SOURCE DATA:
▼

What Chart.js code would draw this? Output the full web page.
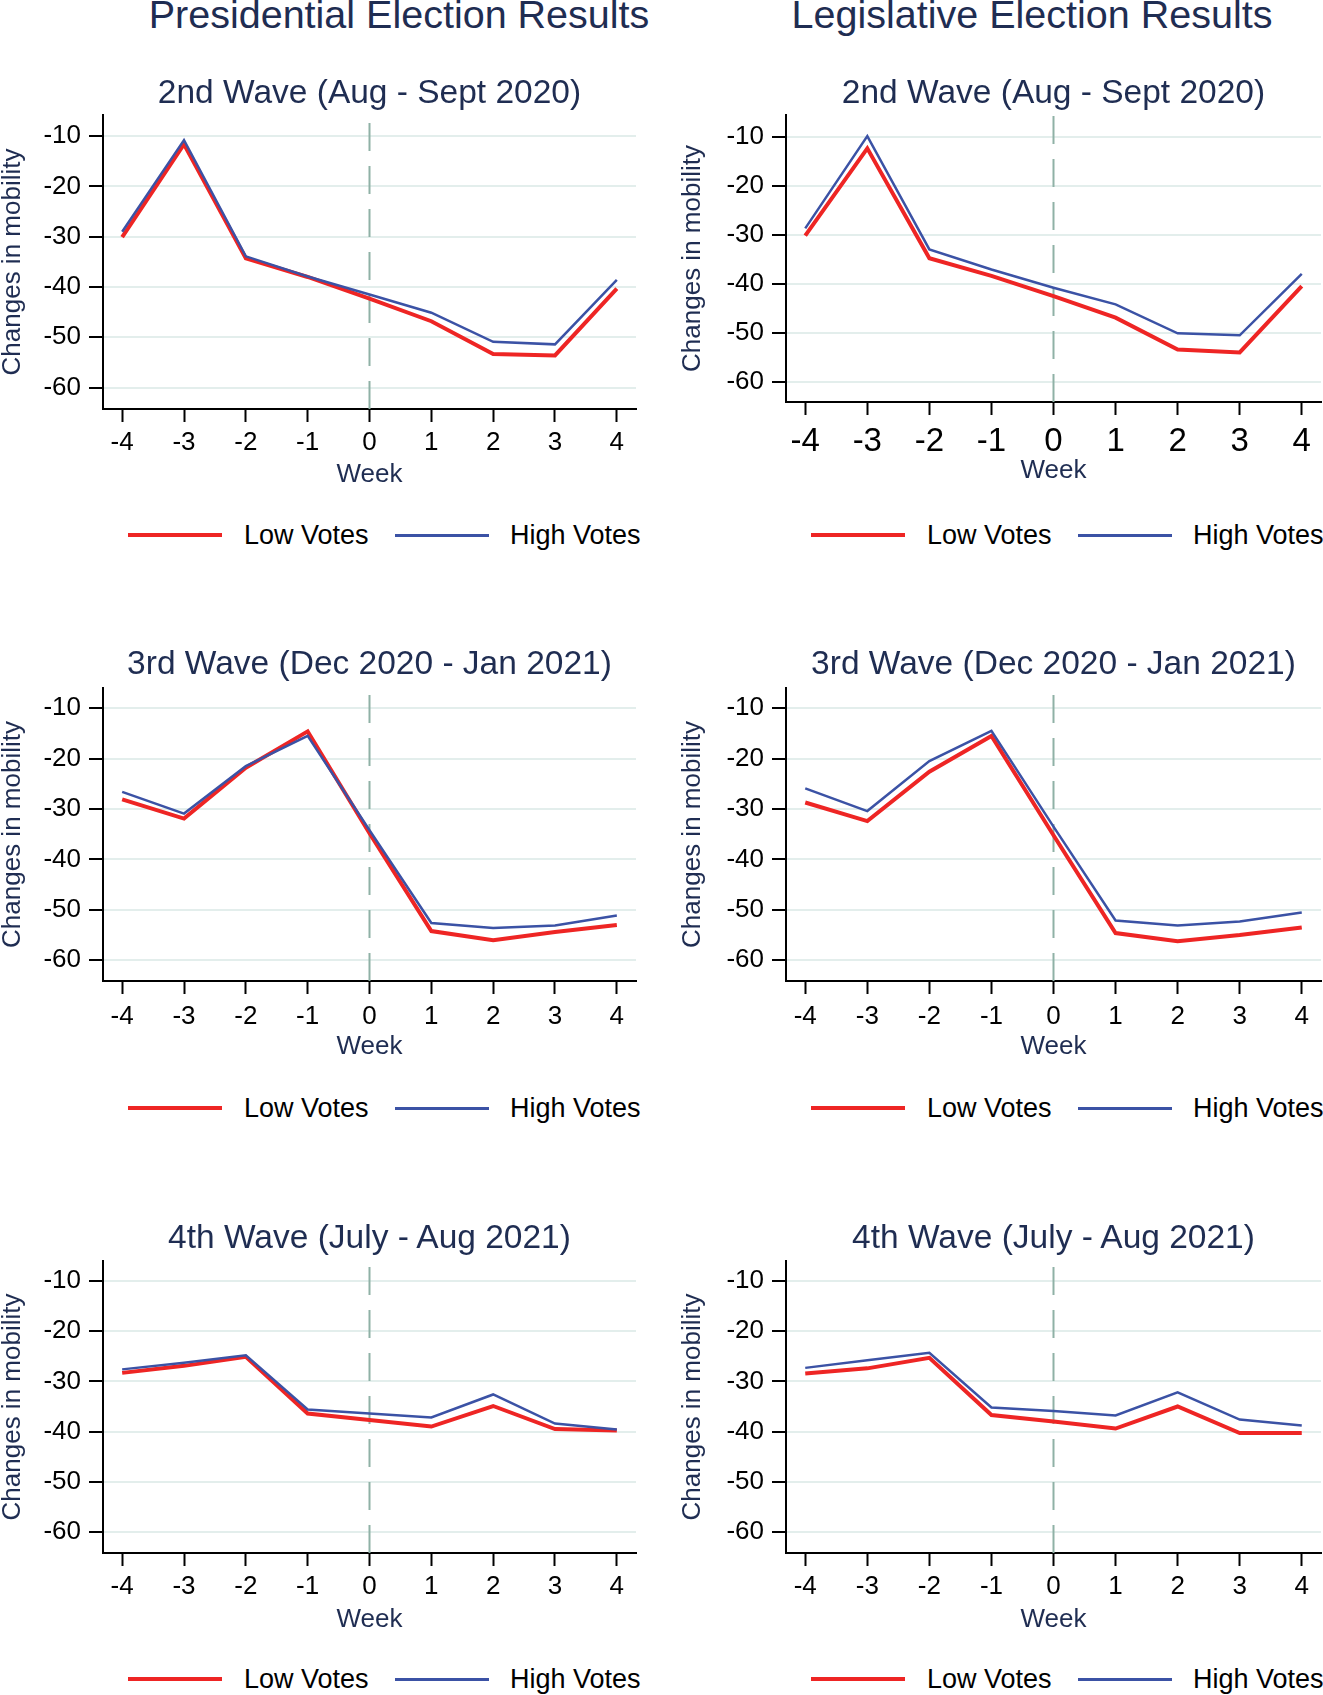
<!DOCTYPE html>
<html><head><meta charset="utf-8">
<script src="https://cdn.jsdelivr.net/npm/chart.js@4.4.1/dist/chart.umd.min.js"></script>
<style>
html,body{margin:0;padding:0;background:#fff;width:1323px;height:1695px;overflow:hidden;}
body{position:relative;font-family:"Liberation Sans",Arial,Helvetica,sans-serif;}
.t{position:absolute;white-space:nowrap;line-height:1;transform:translate(-50%,-50%);color:#1f2d52;z-index:2;}
.lt{position:absolute;white-space:nowrap;line-height:1;transform:translateY(-50%);font-size:27px;color:#000;z-index:2;}
.ll{position:absolute;z-index:2;}
canvas{position:absolute;z-index:1;}
</style></head><body>
<script>
// ---------- data ----------
const weeks = [-4, -3, -2, -1, 0, 1, 2, 3, 4];
const yTicks = [-60, -50, -40, -30, -20, -10];

const presW2Low  = [-30.1, -11.6, -34.3, -38.0, -42.3, -46.8, -53.3, -53.6, -40.3];
const presW2High = [-29.0, -10.8, -33.9, -37.9, -41.5, -45.1, -50.9, -51.4, -38.6];
const legW2Low   = [-30.2, -12.4, -34.8, -38.4, -42.5, -46.9, -53.4, -54.0, -40.5];
const legW2High  = [-28.7,  -9.9, -33.0, -37.1, -40.8, -44.2, -50.1, -50.5, -38.0];

const presW3Low  = [-28.1, -31.9, -21.8, -14.6, -34.8, -54.2, -56.0, -54.4, -53.0];
const presW3High = [-26.6, -30.9, -21.5, -15.5, -34.2, -52.6, -53.6, -53.1, -51.1];
const legW3Low   = [-28.7, -32.4, -22.6, -15.5, -35.2, -54.6, -56.2, -55.0, -53.5];
const legW3High  = [-25.9, -30.4, -20.5, -14.5, -33.5, -52.1, -53.1, -52.3, -50.5];

const presW4Low  = [-28.3, -26.9, -25.1, -36.4, -37.7, -39.0, -34.9, -39.5, -39.8];
const presW4High = [-27.6, -26.3, -24.8, -35.6, -36.4, -37.2, -32.6, -38.4, -39.6];
const legW4Low   = [-28.4, -27.4, -25.3, -36.7, -38.0, -39.4, -35.0, -40.3, -40.3];
const legW4High  = [-27.3, -25.8, -24.3, -35.2, -35.9, -36.8, -32.2, -37.6, -38.8];

const columnTitles = ["Presidential Election Results", "Legislative Election Results"];
const waveTitles = ["2nd Wave (Aug - Sept 2020)", "3rd Wave (Dec 2020 - Jan 2021)", "4th Wave (July - Aug 2021)"];
const seriesNames = ["Low Votes", "High Votes"];
const yAxisTitle = "Changes in mobility";
const xAxisTitle = "Week";

// ---------- styles / layout ----------
const FONT = '"Liberation Sans", Arial, Helvetica, sans-serif';
const RED = '#ee2524';
const BLUE = '#3b52a5';
const NAVY = '#1f2d52';
const GRID = '#e3eeec';
const DASH = '#8fb1a6';
const TOPPAD = 30;

const cols = [
  {x0: 0,   left: 103, right: 636,  titleX: 399,  yTitlePad: 0},
  {x0: 661, left: 786, right: 1321, titleX: 1032, yTitlePad: 19}
];
const rowLayouts = [
  [ {top:115, bottom:409, yMax:-5.8, yMin:-64.25, tickCenter:443, weekY:475, titleY:92, legendY:535, tickFont:26},
    {top:115, bottom:402, yMax:-5.6, yMin:-64.1,  tickCenter:442, weekY:471, titleY:92, legendY:535, tickFont:33} ],
  [ {top:688, bottom:981, yMax:-6.0, yMin:-64.1, tickCenter:1017, weekY:1047, titleY:663, legendY:1108, tickFont:26},
    {top:688, bottom:981, yMax:-6.0, yMin:-64.1, tickCenter:1017, weekY:1047, titleY:663, legendY:1108, tickFont:26} ],
  [ {top:1261, bottom:1553, yMax:-6.0, yMin:-64.2, tickCenter:1587, weekY:1620, titleY:1237, legendY:1679, tickFont:26},
    {top:1261, bottom:1553, yMax:-6.0, yMin:-64.2, tickCenter:1587, weekY:1620, titleY:1237, legendY:1679, tickFont:26} ]
];
const panelData = [
  [[presW2Low, presW2High], [legW2Low, legW2High]],
  [[presW3Low, presW3High], [legW3Low, legW3High]],
  [[presW4Low, presW4High], [legW4Low, legW4High]]
];

const zeroLine = {
  id: 'zeroLine',
  beforeDatasetsDraw(chart) {
    const x = chart.scales.x.getPixelForValue(0);
    const {top, bottom} = chart.chartArea;
    const ctx = chart.ctx;
    ctx.save();
    ctx.strokeStyle = DASH;
    ctx.lineWidth = 2;
    ctx.setLineDash([28, 15]);
    ctx.beginPath();
    ctx.moveTo(x, bottom);
    ctx.lineTo(x, top);
    ctx.stroke();
    ctx.restore();
  }
};

function addText(cls, txt, x, y, size, color) {
  const d = document.createElement('div');
  d.className = cls;
  d.textContent = txt;
  d.style.left = x + 'px';
  d.style.top = y + 'px';
  if (size) d.style.fontSize = size + 'px';
  if (color) d.style.color = color;
  document.body.appendChild(d);
}
function addLine(x, y, w, h, color) {
  const d = document.createElement('div');
  d.className = 'll';
  d.style.left = x + 'px';
  d.style.top = (y - h / 2) + 'px';
  d.style.width = w + 'px';
  d.style.height = h + 'px';
  d.style.background = color;
  document.body.appendChild(d);
}

function makePanel(ci, ri) {
  const C = cols[ci];
  const L = rowLayouts[ri][ci];
  const [low, high] = panelData[ri][ci];
  const ctop = Math.round(L.top) - TOPPAD;
  const cH = Math.round(L.weekY + 22) - ctop;
  const cW = 662;
  const canvas = document.createElement('canvas');
  canvas.width = cW; canvas.height = cH;
  canvas.style.left = C.x0 + 'px';
  canvas.style.top = ctop + 'px';
  canvas.style.width = cW + 'px';
  canvas.style.height = cH + 'px';
  document.body.appendChild(canvas);

  const yW = C.left - C.x0;
  const xH = cH - (L.bottom - ctop);
  const xPad = (L.tickCenter - L.bottom) - 13 - L.tickFont * 0.6;
  const weekPadBottom = cH - 13 - (L.weekY - ctop);

  new Chart(canvas, {
    type: 'line',
    data: {
      datasets: [
        {label: seriesNames[0], data: weeks.map((w, i) => ({x: w, y: low[i]})),
         borderColor: RED, backgroundColor: RED, borderWidth: 4, pointRadius: 0, tension: 0, order: 1},
        {label: seriesNames[1], data: weeks.map((w, i) => ({x: w, y: high[i]})),
         borderColor: BLUE, backgroundColor: BLUE, borderWidth: 2.5, pointRadius: 0, tension: 0, order: 0}
      ]
    },
    options: {
      responsive: false, animation: false, devicePixelRatio: 1,
      layout: {padding: {left: 0, right: C.x0 + cW - C.right, top: TOPPAD, bottom: 0}},
      plugins: {legend: {display: false}, tooltip: {enabled: false}, title: {display: false}},
      scales: {
        x: {
          type: 'linear', min: -4.31, max: 4.31,
          afterBuildTicks: s => { s.ticks = weeks.map(v => ({value: v})); },
          afterFit: s => { s.height = xH; },
          ticks: {callback: v => String(v), font: {family: FONT, size: L.tickFont}, color: '#000',
                  padding: xPad, maxRotation: 0, minRotation: 0, autoSkip: false},
          grid: {drawOnChartArea: false, drawTicks: true, tickLength: 13, tickColor: '#000', tickWidth: 2, color: '#000'},
          border: {display: true, color: '#000', width: 2},
          title: {display: true, text: xAxisTitle, color: NAVY,
                  font: {family: FONT, size: 26, lineHeight: 1}, padding: {top: 0, bottom: weekPadBottom}}
        },
        y: {
          type: 'linear', min: L.yMin, max: L.yMax,
          afterBuildTicks: s => { s.ticks = yTicks.map(v => ({value: v})); },
          afterFit: s => { s.width = yW; },
          ticks: {callback: v => String(v), font: {family: FONT, size: 26}, color: '#000', padding: 8},
          grid: {drawOnChartArea: true, color: GRID, lineWidth: 2, drawTicks: true, tickLength: 14, tickColor: '#000', tickWidth: 2},
          border: {display: true, color: '#000', width: 2},
          title: {display: true, text: yAxisTitle, color: NAVY,
                  font: {family: FONT, size: 26, lineHeight: 1}, padding: {top: C.yTitlePad, bottom: 0}}
        }
      }
    },
    plugins: [zeroLine]
  });

  // panel title
  addText('t', waveTitles[ri], (C.left + C.right) / 2, L.titleY, 33.5, NAVY);
  // legend
  addLine(C.left + 25, L.legendY, 94, 4, RED);
  addText('lt', seriesNames[0], C.left + 141, L.legendY);
  addLine(C.left + 292, L.legendY, 94, 3, BLUE);
  addText('lt', seriesNames[1], C.left + 407, L.legendY);
}

addText('t', columnTitles[0], cols[0].titleX, 15, 39.5, NAVY);
addText('t', columnTitles[1], cols[1].titleX, 15, 39.5, NAVY);
for (let r = 0; r < 3; r++) for (let c = 0; c < 2; c++) makePanel(c, r);
</script>
</body></html>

▲

WORK TO BE COMPLETED:
Write down every line from the opening of the listing to the line with "const yTicks = [-60, -50, -40, -30, -20, -10];", both included, and nothing else; the pictures are omitted.

EXPECTED ANSWER:
What Chart.js code would draw this? Output the full web page.
<!DOCTYPE html>
<html><head><meta charset="utf-8">
<script src="https://cdn.jsdelivr.net/npm/chart.js@4.4.1/dist/chart.umd.min.js"></script>
<style>
html,body{margin:0;padding:0;background:#fff;width:1323px;height:1695px;overflow:hidden;}
body{position:relative;font-family:"Liberation Sans",Arial,Helvetica,sans-serif;}
.t{position:absolute;white-space:nowrap;line-height:1;transform:translate(-50%,-50%);color:#1f2d52;z-index:2;}
.lt{position:absolute;white-space:nowrap;line-height:1;transform:translateY(-50%);font-size:27px;color:#000;z-index:2;}
.ll{position:absolute;z-index:2;}
canvas{position:absolute;z-index:1;}
</style></head><body>
<script>
// ---------- data ----------
const weeks = [-4, -3, -2, -1, 0, 1, 2, 3, 4];
const yTicks = [-60, -50, -40, -30, -20, -10];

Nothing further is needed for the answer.